*PROBLEM TO WORK ON*.
Retype the records below word for word and omit any image.

*Extracted data entries*.
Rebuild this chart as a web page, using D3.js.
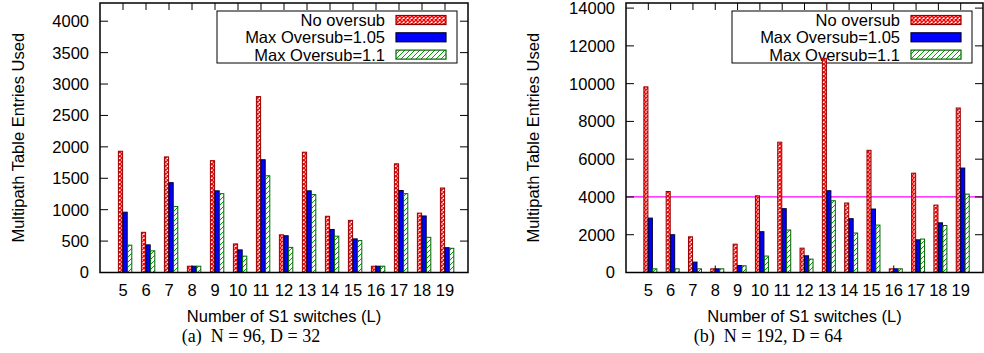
<!DOCTYPE html>
<html lang="en">
<head>
<meta charset="UTF-8">
<title>Multipath table entries</title>
<script src="https://d3js.org/d3.v7.min.js"></script>
<style>
  body { margin: 0; background: #fff; }
  svg text { font-family: "Liberation Sans", Arial, sans-serif; font-size: 16.5px; fill: #000; }
  svg text.caption { font-family: "Liberation Serif", serif; font-size: 18px; }
</style>
</head>
<body>
<div id="chart"></div>
<script>
// number of S1 switches (L)
var switches = [5, 6, 7, 8, 9, 10, 11, 12, 13, 14, 15, 16, 17, 18, 19];

// (a) N = 96, D = 32
var noOversub96 = [1930, 640, 1840, 100, 1780, 455, 2800, 600, 1915, 895, 830, 100, 1730, 945, 1345];
var oversub105_96 = [960, 440, 1430, 100, 1300, 360, 1795, 585, 1300, 685, 535, 100, 1305, 900, 395];
var oversub11_96 = [435, 345, 1050, 100, 1255, 260, 1540, 400, 1240, 578, 508, 100, 1255, 560, 385];
var yTicks96 = [0, 500, 1000, 1500, 2000, 2500, 3000, 3500, 4000];

// (b) N = 192, D = 64
var noOversub192 = [9830, 4290, 1890, 195, 1500, 4060, 6900, 1290, 11340, 3680, 6470, 195, 5260, 3570, 8710];
var oversub105_192 = [2880, 2000, 550, 195, 370, 2160, 3380, 885, 4330, 2850, 3360, 195, 1730, 2630, 5530];
var oversub11_192 = [195, 195, 195, 195, 355, 870, 2250, 710, 3800, 2090, 2510, 195, 1770, 2490, 4150];
var yTicks192 = [0, 2000, 4000, 6000, 8000, 10000, 12000, 14000];
var limit192 = 4000;

var seriesNames = ["No oversub", "Max Oversub=1.05", "Max Oversub=1.1"];

var svg = d3.select("#chart").append("svg")
    .attr("width", 984)
    .attr("height", 353);

// fill patterns like gnuplot's
var defs = svg.append("defs");
var cross = defs.append("pattern")
    .attr("id", "cross")
    .attr("patternUnits", "userSpaceOnUse")
    .attr("width", 4).attr("height", 4);
cross.append("rect").attr("width", 4).attr("height", 4).attr("fill", "#fff");
cross.append("path").attr("d", "M0,0L4,4M4,0L0,4")
    .attr("stroke", "#ff0000").attr("stroke-width", 1.4);

var hatch = defs.append("pattern")
    .attr("id", "hatch")
    .attr("patternUnits", "userSpaceOnUse")
    .attr("width", 5).attr("height", 5);
hatch.append("rect").attr("width", 5).attr("height", 5).attr("fill", "#fff");
hatch.append("path").attr("d", "M-1,6L6,-1M-1,1L1,-1M4,6L6,4")
    .attr("stroke", "#00a000").attr("stroke-width", 1);

var styles = [
    {fill: "url(#cross)", stroke: "#990000"},
    {fill: "#0000ff", stroke: "#000030"},
    {fill: "url(#hatch)", stroke: "#006400"}
];

function drawPanel(opt) {
    var left = opt.left, right = opt.right, top = 3, bottom = 272.5;

    var x = d3.scaleLinear().domain([4, 20]).range([left, right]);
    var y = d3.scaleLinear().domain([0, opt.yMax]).range([bottom, top]);

    var g = svg.append("g");

    // legend (bars are drawn over it)
    var lg = g.append("g");
    var lx = right - 11 - 240;
    lg.append("rect")
        .attr("x", lx).attr("y", 11)
        .attr("width", 240).attr("height", 52)
        .attr("fill", "#fff").attr("stroke", "#000").attr("stroke-width", 1);
    seriesNames.forEach(function(name, i) {
        var cy = 20 + i * 17.3;
        lg.append("text")
            .attr("x", right - 11 - 72).attr("y", cy)
            .attr("dy", "0.36em")
            .attr("text-anchor", "end")
            .text(name);
        lg.append("rect")
            .attr("x", right - 11 - 61).attr("y", cy - 4.5)
            .attr("width", 50).attr("height", 9)
            .attr("fill", styles[i].fill)
            .attr("stroke", styles[i].stroke).attr("stroke-width", 1.2);
    });

    // bottom and top ticks
    switches.forEach(function(s) {
        g.append("line").attr("x1", x(s)).attr("x2", x(s))
            .attr("y1", bottom).attr("y2", bottom - 7)
            .attr("stroke", "#000");
        g.append("line").attr("x1", x(s)).attr("x2", x(s))
            .attr("y1", top).attr("y2", top + 7)
            .attr("stroke", "#000");
    });

    if (opt.limit) {
        g.append("line")
            .attr("x1", left).attr("x2", right)
            .attr("y1", y(opt.limit)).attr("y2", y(opt.limit))
            .attr("stroke", "#ff00ff").attr("stroke-width", 1.2);
    }

    // bars
    var offsets = [-0.2, 0, 0.2];
    opt.series.forEach(function(vals, i) {
        g.selectAll(null)
            .data(vals)
            .enter()
            .append("rect")
            .attr("x", function(d, j) { return x(switches[j] + offsets[i]); })
            .attr("width", x(4.2) - x(4) - 0.4)
            .attr("y", function(d) { return y(d); })
            .attr("height", function(d) { return bottom - y(d); })
            .attr("fill", styles[i].fill)
            .attr("stroke", styles[i].stroke)
            .attr("stroke-width", 1);
    });

    // y ticks (left and mirrored on right)
    opt.yTicks.forEach(function(t) {
        g.append("line").attr("x1", left).attr("x2", left + 8)
            .attr("y1", y(t)).attr("y2", y(t)).attr("stroke", "#000");
        g.append("line").attr("x1", right).attr("x2", right - 8)
            .attr("y1", y(t)).attr("y2", y(t)).attr("stroke", "#000");
        g.append("text")
            .attr("x", left - 11).attr("y", y(t))
            .attr("dy", "0.36em")
            .attr("text-anchor", "end")
            .text(t);
    });

    // x tick labels
    g.selectAll(null)
        .data(switches)
        .enter()
        .append("text")
        .attr("x", function(d) { return x(d); })
        .attr("y", 296)
        .attr("text-anchor", "middle")
        .text(function(d) { return d; });

    // frame
    g.append("rect")
        .attr("x", left).attr("y", top)
        .attr("width", right - left).attr("height", bottom - top)
        .attr("fill", "none").attr("stroke", "#000").attr("stroke-width", 1.5);

    // axis titles
    g.append("text")
        .attr("transform", "translate(" + opt.yLabelX + "," + ((top + bottom) / 2) + ") rotate(-90)")
        .attr("dy", "0.36em")
        .attr("text-anchor", "middle")
        .text("Multipath Table Entries Used");
    g.append("text")
        .attr("x", (left + right) / 2).attr("y", 322)
        .attr("text-anchor", "middle")
        .text("Number of S1 switches (L)");
    g.append("text")
        .attr("class", "caption")
        .attr("x", opt.captionX).attr("y", 342)
        .attr("text-anchor", "middle")
        .attr("xml:space", "preserve")
        .text(opt.caption);
}

drawPanel({
    left: 100, right: 468, yMax: 4290,
    yTicks: yTicks96,
    series: [noOversub96, oversub105_96, oversub11_96],
    yLabelX: 18, captionX: 251,
    caption: "(a)  N = 96, D = 32"
});

drawPanel({
    left: 626, right: 983, yMax: 14270,
    yTicks: yTicks192,
    series: [noOversub192, oversub105_192, oversub11_192],
    limit: limit192,
    yLabelX: 533, captionX: 768,
    caption: "(b)  N = 192, D = 64"
});
</script>
</body>
</html>
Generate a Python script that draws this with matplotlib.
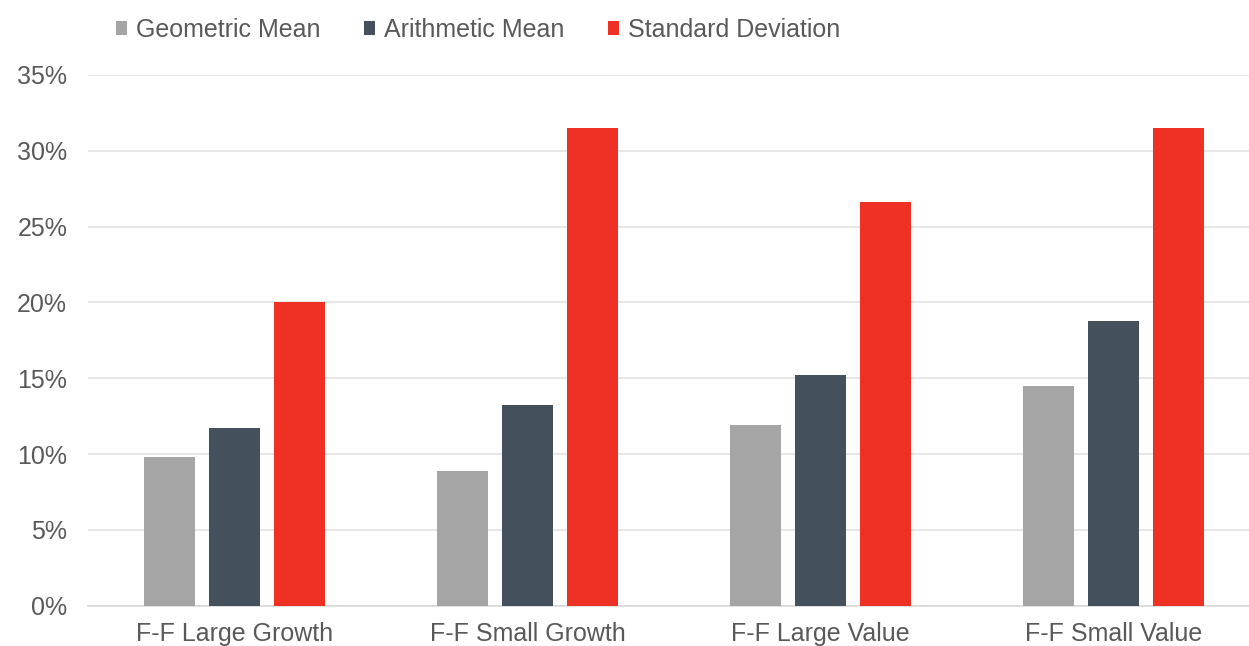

*FULL RESPONSE*.
Rebuild this chart as a web page, using D3.js.
<!DOCTYPE html>
<html lang="en">
<head>
<meta charset="UTF-8">
<title>Multipath table entries</title>
<script src="https://d3js.org/d3.v7.min.js"></script>
<style>
  body { margin: 0; background: #fff; }
  svg text { font-family: "Liberation Sans", Arial, sans-serif; font-size: 16.5px; fill: #000; }
  svg text.caption { font-family: "Liberation Serif", serif; font-size: 18px; }
</style>
</head>
<body>
<div id="chart"></div>
<script>
// number of S1 switches (L)
var switches = [5, 6, 7, 8, 9, 10, 11, 12, 13, 14, 15, 16, 17, 18, 19];

// (a) N = 96, D = 32
var noOversub96 = [1930, 640, 1840, 100, 1780, 455, 2800, 600, 1915, 895, 830, 100, 1730, 945, 1345];
var oversub105_96 = [960, 440, 1430, 100, 1300, 360, 1795, 585, 1300, 685, 535, 100, 1305, 900, 395];
var oversub11_96 = [435, 345, 1050, 100, 1255, 260, 1540, 400, 1240, 578, 508, 100, 1255, 560, 385];
var yTicks96 = [0, 500, 1000, 1500, 2000, 2500, 3000, 3500, 4000];

// (b) N = 192, D = 64
var noOversub192 = [9830, 4290, 1890, 195, 1500, 4060, 6900, 1290, 11340, 3680, 6470, 195, 5260, 3570, 8710];
var oversub105_192 = [2880, 2000, 550, 195, 370, 2160, 3380, 885, 4330, 2850, 3360, 195, 1730, 2630, 5530];
var oversub11_192 = [195, 195, 195, 195, 355, 870, 2250, 710, 3800, 2090, 2510, 195, 1770, 2490, 4150];
var yTicks192 = [0, 2000, 4000, 6000, 8000, 10000, 12000, 14000];
var limit192 = 4000;

var seriesNames = ["No oversub", "Max Oversub=1.05", "Max Oversub=1.1"];

var svg = d3.select("#chart").append("svg")
    .attr("width", 984)
    .attr("height", 353);

// fill patterns like gnuplot's
var defs = svg.append("defs");
var cross = defs.append("pattern")
    .attr("id", "cross")
    .attr("patternUnits", "userSpaceOnUse")
    .attr("width", 4).attr("height", 4);
cross.append("rect").attr("width", 4).attr("height", 4).attr("fill", "#fff");
cross.append("path").attr("d", "M0,0L4,4M4,0L0,4")
    .attr("stroke", "#ff0000").attr("stroke-width", 1.4);

var hatch = defs.append("pattern")
    .attr("id", "hatch")
    .attr("patternUnits", "userSpaceOnUse")
    .attr("width", 5).attr("height", 5);
hatch.append("rect").attr("width", 5).attr("height", 5).attr("fill", "#fff");
hatch.append("path").attr("d", "M-1,6L6,-1M-1,1L1,-1M4,6L6,4")
    .attr("stroke", "#00a000").attr("stroke-width", 1);

var styles = [
    {fill: "url(#cross)", stroke: "#990000"},
    {fill: "#0000ff", stroke: "#000030"},
    {fill: "url(#hatch)", stroke: "#006400"}
];

function drawPanel(opt) {
    var left = opt.left, right = opt.right, top = 3, bottom = 272.5;

    var x = d3.scaleLinear().domain([4, 20]).range([left, right]);
    var y = d3.scaleLinear().domain([0, opt.yMax]).range([bottom, top]);

    var g = svg.append("g");

    // legend (bars are drawn over it)
    var lg = g.append("g");
    var lx = right - 11 - 240;
    lg.append("rect")
        .attr("x", lx).attr("y", 11)
        .attr("width", 240).attr("height", 52)
        .attr("fill", "#fff").attr("stroke", "#000").attr("stroke-width", 1);
    seriesNames.forEach(function(name, i) {
        var cy = 20 + i * 17.3;
        lg.append("text")
            .attr("x", right - 11 - 72).attr("y", cy)
            .attr("dy", "0.36em")
            .attr("text-anchor", "end")
            .text(name);
        lg.append("rect")
            .attr("x", right - 11 - 61).attr("y", cy - 4.5)
            .attr("width", 50).attr("height", 9)
            .attr("fill", styles[i].fill)
            .attr("stroke", styles[i].stroke).attr("stroke-width", 1.2);
    });

    // bottom and top ticks
    switches.forEach(function(s) {
        g.append("line").attr("x1", x(s)).attr("x2", x(s))
            .attr("y1", bottom).attr("y2", bottom - 7)
            .attr("stroke", "#000");
        g.append("line").attr("x1", x(s)).attr("x2", x(s))
            .attr("y1", top).attr("y2", top + 7)
            .attr("stroke", "#000");
    });

    if (opt.limit) {
        g.append("line")
            .attr("x1", left).attr("x2", right)
            .attr("y1", y(opt.limit)).attr("y2", y(opt.limit))
            .attr("stroke", "#ff00ff").attr("stroke-width", 1.2);
    }

    // bars
    var offsets = [-0.2, 0, 0.2];
    opt.series.forEach(function(vals, i) {
        g.selectAll(null)
            .data(vals)
            .enter()
            .append("rect")
            .attr("x", function(d, j) { return x(switches[j] + offsets[i]); })
            .attr("width", x(4.2) - x(4) - 0.4)
            .attr("y", function(d) { return y(d); })
            .attr("height", function(d) { return bottom - y(d); })
            .attr("fill", styles[i].fill)
            .attr("stroke", styles[i].stroke)
            .attr("stroke-width", 1);
    });

    // y ticks (left and mirrored on right)
    opt.yTicks.forEach(function(t) {
        g.append("line").attr("x1", left).attr("x2", left + 8)
            .attr("y1", y(t)).attr("y2", y(t)).attr("stroke", "#000");
        g.append("line").attr("x1", right).attr("x2", right - 8)
            .attr("y1", y(t)).attr("y2", y(t)).attr("stroke", "#000");
        g.append("text")
            .attr("x", left - 11).attr("y", y(t))
            .attr("dy", "0.36em")
            .attr("text-anchor", "end")
            .text(t);
    });

    // x tick labels
    g.selectAll(null)
        .data(switches)
        .enter()
        .append("text")
        .attr("x", function(d) { return x(d); })
        .attr("y", 296)
        .attr("text-anchor", "middle")
        .text(function(d) { return d; });

    // frame
    g.append("rect")
        .attr("x", left).attr("y", top)
        .attr("width", right - left).attr("height", bottom - top)
        .attr("fill", "none").attr("stroke", "#000").attr("stroke-width", 1.5);

    // axis titles
    g.append("text")
        .attr("transform", "translate(" + opt.yLabelX + "," + ((top + bottom) / 2) + ") rotate(-90)")
        .attr("dy", "0.36em")
        .attr("text-anchor", "middle")
        .text("Multipath Table Entries Used");
    g.append("text")
        .attr("x", (left + right) / 2).attr("y", 322)
        .attr("text-anchor", "middle")
        .text("Number of S1 switches (L)");
    g.append("text")
        .attr("class", "caption")
        .attr("x", opt.captionX).attr("y", 342)
        .attr("text-anchor", "middle")
        .attr("xml:space", "preserve")
        .text(opt.caption);
}

drawPanel({
    left: 100, right: 468, yMax: 4290,
    yTicks: yTicks96,
    series: [noOversub96, oversub105_96, oversub11_96],
    yLabelX: 18, captionX: 251,
    caption: "(a)  N = 96, D = 32"
});

drawPanel({
    left: 626, right: 983, yMax: 14270,
    yTicks: yTicks192,
    series: [noOversub192, oversub105_192, oversub11_192],
    limit: limit192,
    yLabelX: 533, captionX: 768,
    caption: "(b)  N = 192, D = 64"
});
</script>
</body>
</html>
Generate a Python script that draws this with matplotlib.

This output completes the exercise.